Prime Minister Ralph Gonsalves has urged the United Nations to stand resolutely against the “thinly-veiled war” being waged against small island developing states (SIDS) “under the guise of combatting tax secrecy and reducing ‘illicit financial flows’”.
“The constant bullying by ruffians, the bureaucrats of the European Union, in particular, has revealed that the unambiguous objective of the EU is not well-regulated Caribbean financial centres, but a decimated and discredited sector, while pandering to the thriving centres that exist within EU borders, or in other, more powerful locales,” Gonsalves told the UN General Assembly last Friday.
Last year, lawmakers in Kingstown were summoned two days before Christmas to change the law to avoid EU sanctions.
The changes to the International Business Companies Act, ahead of an EU review in February, which could have seen St. Vincent and the Grenadines (SVG) blacklisted for non-compliance.
And even as Kingstown attempted to comply with the EU requirements by passing the law, Gonsalves had called for creative resistance to the EU on this and other matters, which he said are not in the interest of Caribbean and other small states.
Gonsalves spoke to the issue against at the UN last week, saying:
“The war being waged on legitimate commercial activity in the Caribbean by the European Union traffics in outmoded stereotypes and is accompanied by the unmistakeable whiff of a paternalistic bias that romanticizes the Caribbean servant or subsistence labourer, but instinctively rejects the concept of a Caribbean banker.
“It is self-evident that opaque, non-inclusive, undemocratic entities are presuming to impose an illegitimate rule-making authority on island states in the hope that our financial sector collapses under the weight of onerous regulation, rapidly changing requirements and the threat of unilateral blacklists,” the prime minister said.
He said that St. Vincent and the Grenadines “is under no illusions: our financial services sector, and those of our Caribbean brothers, is experiencing a synchronised political assault, masquerading as an objective bureaucratic regulatory exercise.”
Gonsalves also used the speech to address the issue of de-risking — the threat by banks in developed countries to withdraw correspondent banking services to the region.
Caribbean countries have been arguing that de-risking would exclude the region from the global finance and trading system with grave consequences for maintenance of financial stability, economic growth, remittance flows and poverty alleviation.
Gonsalves told the general assembly that SVG wished to formally place the issues of de-risking and loss of correspondent banking relations finally on the agenda of the General Assembly and the Economic and Social Council.
“Well-meaning, but ill-fitting regulatory attempts to combat terrorism and money laundering have had the unintended effect of making it prohibitively expensive for banks to operate in small island locales,” the prime minister said.

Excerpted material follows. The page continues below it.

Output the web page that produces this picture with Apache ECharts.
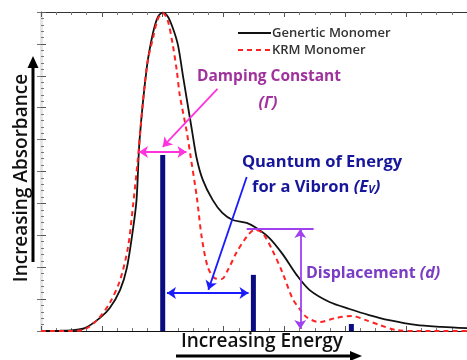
<!DOCTYPE html>
<html>
<head>
<meta charset="utf-8">
<script src="https://cdn.jsdelivr.net/npm/echarts@6/dist/echarts.min.js"></script>
<style>
  html, body { margin: 0; padding: 0; background: #fff; }
  #chart { width: 467px; height: 360px; }
</style>
</head>
<body>
<div id="chart"></div>
<script>
// Absorbance spectra (arbitrary units), energy on x, absorbance on y
const genericMonomer = [
  [0, 0], [0.31, 0.01], [0.48, 0.02], [0.72, 0.09], [0.97, 0.41], [1.13, 0.72],
  [1.30, 1.29], [1.41, 1.97], [1.51, 3.17], [1.57, 4.11], [1.62, 5.99], [1.74, 8.28],
  [1.84, 9.34], [1.92, 9.84], [2.00, 9.98], [2.08, 9.87], [2.16, 9.53], [2.25, 8.97],
  [2.33, 8.03], [2.41, 7.1], [2.48, 6.3], [2.56, 5.4], [2.66, 4.73], [2.82, 4.11],
  [2.98, 3.70], [3.15, 3.48], [3.38, 3.39], [3.54, 3.23], [3.75, 2.92], [3.97, 2.41],
  [4.20, 1.76], [4.41, 1.29], [4.74, 0.91], [5.07, 0.69], [5.39, 0.50], [5.72, 0.34],
  [6.16, 0.19], [6.59, 0.13], [7.0, 0.09]
];
const krmMonomer = [
  [0, 0], [0.48, 0], [0.69, 0.03], [0.92, 0.34], [1.13, 0.88], [1.30, 1.60],
  [1.43, 2.63], [1.51, 3.89], [1.59, 5.36], [1.67, 7.08], [1.75, 8.43], [1.84, 9.18],
  [1.92, 9.78], [2.00, 9.97], [2.08, 9.75], [2.16, 9.03], [2.23, 8.18], [2.28, 7.40],
  [2.39, 6.30], [2.46, 5.45], [2.56, 4.20], [2.64, 2.95], [2.74, 2.01], [2.85, 1.66],
  [2.97, 1.63], [3.07, 1.91], [3.21, 2.45], [3.38, 2.95], [3.51, 3.17], [3.64, 3.07],
  [3.80, 2.54], [3.97, 1.82], [4.13, 1.03], [4.25, 0.69], [4.36, 0.44], [4.57, 0.28],
  [4.85, 0.41], [5.11, 0.47], [5.34, 0.34], [5.56, 0.19], [5.84, 0.03], [6.21, 0], [7, 0]
];
// Vibronic stick transitions
const stickEnergy = [2.00, 3.49, 5.10];
const stickHeight = [5.52, 1.76, 0.22];

const chart = echarts.init(document.getElementById('chart'));

const navy = '#0b0b82';
const magenta = '#ff33dd';
const blue = '#1a1aff';
const violet = '#a040f0';
const font = 'Open Sans';

function seg(a, b, color, startArrow, endArrow) {
  const ls = { color, width: 1.8, type: 'solid' };
  return [
    { coord: a, symbol: startArrow ? 'arrow' : 'none', lineStyle: ls },
    { coord: b, symbol: endArrow ? 'arrow' : 'none', lineStyle: ls }
  ];
}

const option = {
  animation: false,
  grid: { left: 41, top: 12, width: 427, height: 319, containLabel: false },
  xAxis: [
    {
      type: 'value', min: 0, max: 7, interval: 1, position: 'bottom',
      axisLine: { lineStyle: { color: '#111', width: 1.2 } },
      axisTick: { inside: true, length: 5, lineStyle: { color: '#555' } },
      minorTick: { show: true, splitNumber: 4, length: 3, lineStyle: { color: '#777' } },
      axisLabel: { show: false }, splitLine: { show: false }
    },
    {
      type: 'value', min: 0, max: 7, interval: 1, position: 'top',
      axisLine: { onZero: false, lineStyle: { color: '#333', width: 1 } },
      axisTick: { inside: true, length: 5, lineStyle: { color: '#555' } },
      minorTick: { show: true, splitNumber: 4, length: 3, lineStyle: { color: '#777' } },
      axisLabel: { show: false }, splitLine: { show: false }
    }
  ],
  yAxis: [
    {
      type: 'value', min: 0, max: 10, interval: 1, position: 'left',
      axisLine: { show: true, lineStyle: { color: '#111', width: 1.2 } },
      axisTick: { inside: true, length: 5, lineStyle: { color: '#555' } },
      minorTick: { show: true, splitNumber: 5, length: 3, lineStyle: { color: '#777' } },
      axisLabel: { show: false }, splitLine: { show: false }
    },
    {
      type: 'value', min: 0, max: 10, interval: 1, position: 'right',
      axisLine: { show: true, lineStyle: { color: '#e4e4e4' } },
      axisTick: { inside: true, length: 4, lineStyle: { color: '#777' } },
      axisLabel: { show: false }, splitLine: { show: false }
    }
  ],
  series: [
    {
      name: 'Sticks', type: 'bar', barWidth: 5, silent: true,
      itemStyle: { color: navy },
      data: stickEnergy.map((e, i) => [e, stickHeight[i]]),
      z: 2
    },
    {
      name: 'Genertic Monomer', type: 'line', smooth: 0.3, symbol: 'none',
      lineStyle: { color: '#111', width: 1.8 },
      data: genericMonomer, z: 3
    },
    {
      name: 'KRM Monomer', type: 'line', smooth: 0.3, symbol: 'none',
      lineStyle: { color: '#ff2222', width: 2, type: [5, 4] },
      data: krmMonomer, z: 4
    },
    {
      // annotation arrows and guide line
      type: 'line', data: [], silent: true, z: 5,
      markLine: {
        silent: true, animation: false, symbolSize: [9, 9],
        label: { show: false },
        data: [
          seg([2.90, 7.59], [2.00, 5.77], magenta, false, true),
          seg([1.61, 5.61], [2.39, 5.61], magenta, true, true),
          seg([3.38, 4.83], [2.75, 1.29], blue, false, true),
          seg([2.07, 1.19], [3.41, 1.19], blue, true, true),
          seg([3.38, 3.20], [4.48, 3.20], violet, false, false),
          seg([4.26, 3.20], [4.26, 0.06], violet, true, true)
        ]
      }
    }
  ],
  graphic: [
    // legend
    { type: 'line', shape: { x1: 238, y1: 33, x2: 271, y2: 33 }, style: { stroke: '#111', lineWidth: 1.8 } },
    { type: 'line', shape: { x1: 238, y1: 50, x2: 271, y2: 50 }, style: { stroke: '#ff2222', lineWidth: 2, lineDash: [5, 4] } },
    {
      type: 'text', x: 272, y: 33,
      style: { text: 'Genertic Monomer', fontFamily: font, fontWeight: 600, fontSize: 13,
        fill: '#333', align: 'left', verticalAlign: 'middle' }
    },
    {
      type: 'text', x: 272, y: 50,
      style: { text: 'KRM Monomer', fontFamily: font, fontWeight: 600, fontSize: 13,
        fill: '#333', align: 'left', verticalAlign: 'middle' }
    },
    // y-axis title with upward arrow
    {
      type: 'text', x: 22, y: 178, rotation: Math.PI / 2, silent: true,
      style: { text: 'Increasing Absorbance', fontFamily: font, fontWeight: 600, fontSize: 19,
        fill: '#111', align: 'center', verticalAlign: 'middle' }
    },
    { type: 'line', shape: { x1: 33, y1: 262, x2: 33, y2: 66 }, style: { stroke: '#000', lineWidth: 3 } },
    { type: 'polygon', shape: { points: [[33, 56], [27.5, 68], [38.5, 68]] }, style: { fill: '#000' } },
    // x-axis title with rightward arrow
    {
      type: 'text', x: 262, y: 342, silent: true,
      style: { text: 'Increasing Energy', fontFamily: font, fontWeight: 600, fontSize: 19,
        fill: '#111', align: 'center', verticalAlign: 'middle' }
    },
    { type: 'line', shape: { x1: 176, y1: 356, x2: 352, y2: 356 }, style: { stroke: '#000', lineWidth: 3 } },
    { type: 'polygon', shape: { points: [[362, 356], [350, 351], [350, 361]] }, style: { fill: '#000' } },
    // annotation labels
    {
      type: 'text', x: 269, y: 77,
      style: { text: 'Damping Constant', fontFamily: font, fontWeight: 700, fontSize: 15.5,
        fill: '#a0329e', align: 'center', verticalAlign: 'middle' }
    },
    {
      type: 'text', x: 268, y: 103,
      style: { text: '(Γ)', fontFamily: font, fontWeight: 700, fontStyle: 'italic', fontSize: 16,
        fill: '#a0329e', align: 'center', verticalAlign: 'middle' }
    },
    {
      type: 'text', x: 322, y: 162,
      style: { text: 'Quantum of Energy', fontFamily: font, fontWeight: 700, fontSize: 16.5,
        fill: '#16169a', align: 'center', verticalAlign: 'middle' }
    },
    {
      type: 'text', x: 252, y: 187,
      style: {
        text: '{n|for a Vibron }{i|(E}{s|V}{i|)}',
        align: 'left', verticalAlign: 'middle',
        rich: {
          n: { fontFamily: font, fontWeight: 700, fontSize: 16.5, fill: '#16169a' },
          i: { fontFamily: font, fontWeight: 700, fontStyle: 'italic', fontSize: 16.5, fill: '#16169a' },
          s: { fontFamily: font, fontWeight: 700, fontStyle: 'italic', fontSize: 11, fill: '#16169a', padding: [6, 0, 0, 0] }
        }
      }
    },
    {
      type: 'text', x: 306, y: 273,
      style: {
        text: '{n|Displacement }{i|(d)}',
        align: 'left', verticalAlign: 'middle',
        rich: {
          n: { fontFamily: font, fontWeight: 700, fontSize: 16, fill: '#7a3cc4' },
          i: { fontFamily: font, fontWeight: 700, fontStyle: 'italic', fontSize: 16, fill: '#7a3cc4' }
        }
      }
    }
  ]
};

chart.setOption(option);
</script>
</body>
</html>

He said the flight of these banks, and the withdrawal of relationships with other financial institutions, threatens to disconnect island states from international trade and commerce, with disastrous developmental consequences.
“International cooperation is essential to addressing these vexing challenges of modern globalisation and sustainable development,” Gonsalves said.
He said that some of SVG’s allies, such as Taiwan, “have been exemplary in offering their perspectives and support to our developmental aspirations, and have proven time and again to be more than deserving of a meaningful role in the specialised agencies and bodies of the United Nations.
“Indeed, more and more South-South cooperation is moving from the periphery to the centre-stage of the global political economy to the benefit of SIDS like Saint Vincent and the Grenadines,” the prime minister said.